Sosok Drupadi, katanya, menjadi misterius karena hubungan terselubung. Sejumlah referensi menyebutkan jika Drupadi kekasih kelima tokoh Pandawa. Menurutnya, tokoh Drupadi merupakan tokoh penting dalam kaitan wanita dalam budaya. Drupadi, katanya, merupakan sosok perempuan yang lembut, welas asih, dan teguh menjaga kehormatan. “Tokoh Drupadi pantas dipentaskan dalam sebuah sendratari,” katanya.

Candi Jago, katanya, merupakan pandermaan Wisnuwardana raja keempat Singhasari. Selain pandermaan di Candi Jago, serta di Candi Mleri, Gunung Pegat, Srengat Kabupaten Blitar. Candi Jago dibangun pada masa pemerintahan Kertanegara untuk memberikan penghormatan kepada ayahnya Wisnuwardana. Sebutan Candi Jajaghu tertulis dalam kitab kuno Pararaton dan kitab sastra kuno Nagarakertagama.
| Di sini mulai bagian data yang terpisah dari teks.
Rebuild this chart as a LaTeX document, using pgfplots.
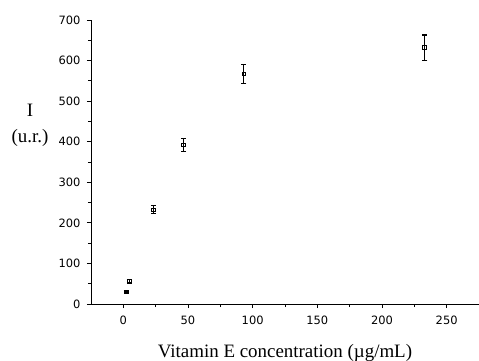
\documentclass[border=0pt]{standalone}
\usepackage{pgfplots}
\pgfplotsset{compat=1.18}
\usepackage{fontspec}
\setmainfont{Liberation Serif}
\newfontfamily\ticksfont{DejaVu Sans}
\begin{document}
\begin{tikzpicture}[x=1bp,y=1bp]
\path[use as bounding box] (-91bp,-57bp) rectangle (388bp,304bp);
\begin{axis}[
  scale only axis,
  width=388bp, height=284bp,
  xmin=-25, xmax=275, ymin=0, ymax=700,
  axis lines*=left,
  axis line style={line width=1pt},
  tick align=outside,
  major tick length=4bp,
  minor tick length=3bp,
  every tick/.style={black, line width=1pt},
  xtick={0,50,...,250}, minor xtick={25,75,...,275},
  ytick={0,100,...,700}, minor ytick={50,150,...,650},
  /pgf/number format/assume math mode=true,
  tick label style={font=\ticksfont\fontsize{11.5}{13}\selectfont},
  xticklabel style={yshift=-4bp},
  yticklabel style={xshift=-3bp},
  xlabel={Vitamin E concentration (\textmu g/mL)},
  xlabel style={font=\fontsize{19}{20}\selectfont, at={(axis description cs:0.5,0)}, anchor=base, yshift=-53bp},
  clip=false,
]
\addplot[only marks, mark=square*, mark size=1.8pt, black,
  error bars/.cd, y dir=both, y explicit, error bar style={line width=1.1pt}, error mark options={rotate=90, mark size=2.6pt, line width=1.1pt}]
  coordinates {(2.33,30) +- (0,3)};
\addplot[only marks, mark=square, mark size=1.8pt, black, mark options={line width=1.1pt},
  error bars/.cd, y dir=both, y explicit, error bar style={line width=1.1pt}, error mark options={rotate=90, mark size=2.6pt, line width=1.1pt}]
  coordinates {
  (4.66,56) +- (0,4)
  (23.3,232) +- (0,10)
  (46.6,392) +- (0,16)
  (93.2,567) +- (0,24)
  (233,632) +- (0,31)
  };
\node[font=\fontsize{19}{20}\selectfont, align=center] at (rel axis cs:-0.157,0.63) {I\\[6bp](u.r.)};
\end{axis}
\end{tikzpicture}
\end{document}
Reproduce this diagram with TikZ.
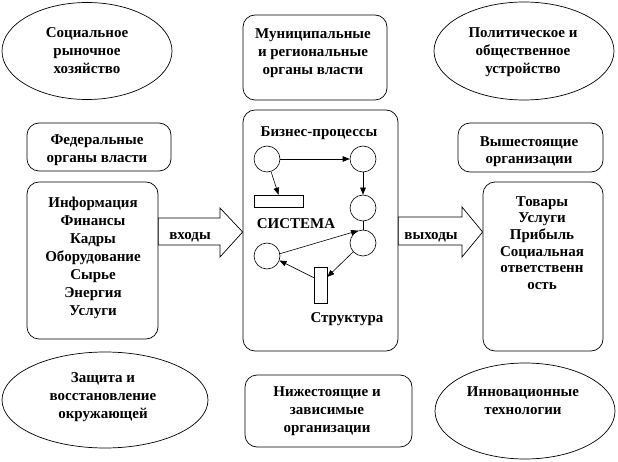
\documentclass[tikz,border=0pt]{standalone}
\usepackage{fontspec}
\setmainfont{Liberation Serif}
\usetikzlibrary{shapes.geometric,arrows.meta,calc}
\begin{document}
\begin{tikzpicture}[x=1pt,y=-1pt,
  txt/.style={font=\fontsize{15}{18}\selectfont\bfseries, align=center, inner sep=0pt},
  txtb/.style={txt, font=\fontsize{15}{16.7}\selectfont\bfseries},
  oval/.style={draw, line width=0.7pt, ellipse, inner sep=0pt},
  rbox/.style={draw, line width=0.7pt, rounded corners=12pt, inner sep=0pt},
  bigarrow/.style={draw, line width=0.7pt, fill=white},
  proc/.style={draw, line width=0.6pt, circle, minimum size=26pt, inner sep=0pt},
  bar/.style={draw, line width=0.6pt, rectangle, inner sep=0pt},
  flow/.style={line width=0.6pt, -{Triangle[length=7pt,width=5.5pt]}},
  link/.style={line width=0.6pt}
]
\useasboundingbox (0,0) rectangle (618,462);

% ellipses
\node[oval, minimum width=170pt, minimum height=97pt] (soc) at (87,51) {};
\node[txt] (soct) at (87,51) {Социальное\\рыночное\\хозяйство};
\node[oval, minimum width=180pt, minimum height=98pt] (pol) at (524,51) {};
\node[txt] (polt) at (523,52) {Политическое и\\общественное\\устройство};
\node[oval, minimum width=206pt, minimum height=96pt] (zas) at (105,400) {};
\node[txt] (zast) at (103,397) {Защита и\\восстановление\\окружающей};
\node[oval, minimum width=180pt, minimum height=96pt] (inn) at (525,411) {};
\node[txt] (innt) at (523,401) {Инновационные\\технологии};

% rounded boxes
\node[rbox, minimum width=144pt, minimum height=85pt] (mun) at (315,57.5) {};
\node[txt] (munt) at (313,53) {Муниципальные\\и региональные\\органы власти};
\node[rbox, minimum width=144pt, minimum height=48pt] (fed) at (99,147) {};
\node[txt] (fedt) at (97,150) {Федеральные\\органы власти};
\node[rbox, minimum width=131pt, minimum height=157pt] (inp) at (92.5,260.5) {};
\node[txt] (inpt) at (93,258) {Информация\\Финансы\\Кадры\\Оборудование\\Сырье\\Энергия\\Услуги};
\node[rbox, minimum width=145pt, minimum height=49pt] (vys) at (530.5,147.5) {};
\node[txt, font=\fontsize{15}{17}\selectfont\bfseries] (vyst) at (529,151.5) {Вышестоящие\\организации};
\node[rbox, minimum width=120pt, minimum height=169pt] (out) at (543,266.5) {};
\node[txtb] (outt) at (542,243) {Товары\\Услуги\\Прибыль\\Социальная\\ответственн\\ость};
\node[rbox, minimum width=167pt, minimum height=72pt] (niz) at (328.5,411) {};
\node[txt] (nizt) at (327,411) {Нижестоящие и\\зависимые\\организации};

% central system box
\node[rbox, minimum width=155pt, minimum height=241pt] (sys) at (320.5,230.5) {};

% big arrows
\draw[bigarrow] (inp.east |- 0,218) -- (220,218) -- (220,208) -- (sys.west |- 0,232)
  -- (220,257) -- (220,245) -- (inp.east |- 0,245) -- cycle;
\node[txt] (vhod) at (190,237) {входы};
\draw[bigarrow] (sys.east |- 0,217) -- (462,217) -- (462,207) -- (out.west |- 0,232)
  -- (462,257) -- (462,245) -- (sys.east |- 0,245) -- cycle;
\node[txt] (vyhod) at (431,237) {выходы};

% inner process diagram
\node[txt] (bp) at (319,133) {Бизнес-процессы};
\node[txt] (sist) at (296,224) {СИСТЕМА};
\node[txt] (str) at (347,319) {Структура};
\node[proc] (cA) at (267,159) {};
\node[proc] (cB) at (363,159) {};
\node[proc] (cC) at (363,208) {};
\node[proc] (cD) at (363,243) {};
\node[proc] (cE) at (267,256) {};
\node[bar, minimum width=49pt, minimum height=12pt] (r1) at (278.5,201) {};
\node[bar, minimum width=13pt, minimum height=36pt] (r2) at (320.5,285) {};

\draw[flow] (cA) -- (cB);
\draw[flow] (cA) -- (r1.north);
\draw[flow] (cB) -- (cC);
\draw[link] (cC) -- (cD);
\draw[flow] (cE.10) -- (cD.112);
\draw[flow] (cD.-138) -- ($(r2.north east)!0.28!(r2.south east)$);
\draw[flow] ($(r2.north west)!0.3!(r2.south west)$) -- (cE.-20);
\end{tikzpicture}
\end{document}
Wisnuwardana, katanya, didarmakan sebagai sugata atau buddhis. Tampak di halaman candi seluas separuh lapangan sepak bola sebuah arca Buddhi Sattwa dalam bentuk Amoga Pasya dengan pengiring di empat penjuru mata angin. Arsitektur candi mengalami perombakan besar-besaran pada jaman Majapahit saat pemerintahan Hayam Wuruk. Renovasi dipimpin adityawarman pada 1350 an. Sehingga tampak jelas jika seni pahat dalam relief bergaya wayang merupakan gaya masa kerajaan Majapahit yang dipengaruhi agama Hindu.

“Renovasi juga dilakukan terhadap 25 candi di Jawa Timur untuk menghormati leluhurnya,” kata Dwi. Hanya satu relief di Candi Jago yang dipengaruhi Buddhis. Sebagian pahatan di relief masih terjaga apik, tapi sejumlah relief lapuk dimakan zaman. Sehingga sulit untuk membaca relief di badan candi Jago.